Stability of the first-order unified gas-kinetic scheme based on a linear kinetic model

Abstract: The unified gas-kinetic scheme (UGKS) is becoming increasingly popular for multiscale simulations in all flow regimes. This paper provides the first analytical study on the stability of the UGKS applied to a linear kinetic model, which is able to reproduce the one-dimensional linear scalar advection-diffusion equation via the Chapman-Enskog expansion method. Adopting periodic boundary conditions and neglecting the error from numerical integration, this paper rigorously proves the weighted $L^2$-stability of the first-order UGKS under the Courant-Friedrichs-Lewy (CFL) conditions. It is shown that the time step of the method is not constrained by being less than the particle collision time, nor is it limited by parabolic type CFL conditions typically applied in solving diffusion equations.

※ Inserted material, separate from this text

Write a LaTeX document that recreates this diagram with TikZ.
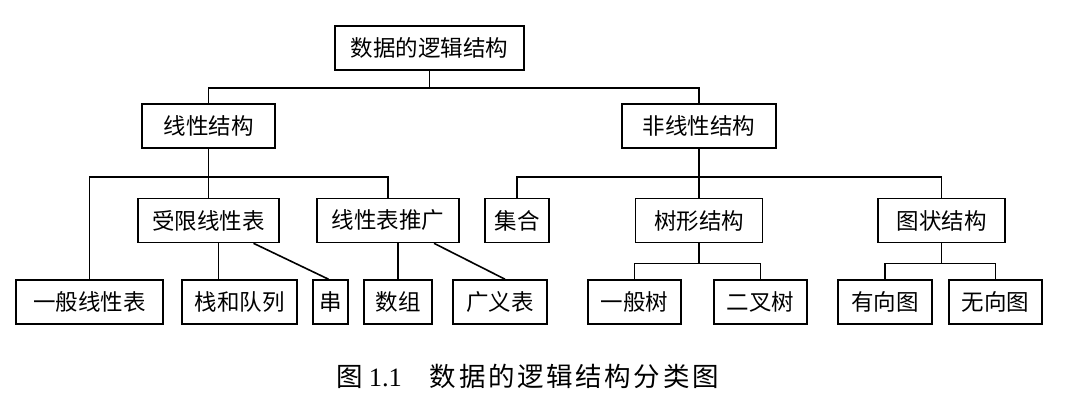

The novelty of the proof lies in that based on the ratio of the time step to the particle collision time, the update of distribution functions is viewed as a convex combinations of sub-methods related to various physics processes, such as the particle free transport and collisions. The weighted $L^2$-stability of the sub-methods is obtained by considering them as discretizations to corresponding linear hyperbolic systems and utilizing the associated Riemann invariants. Finally, the strong stability preserving property of the UGKS leads to the desired weighted $L^2$-stability.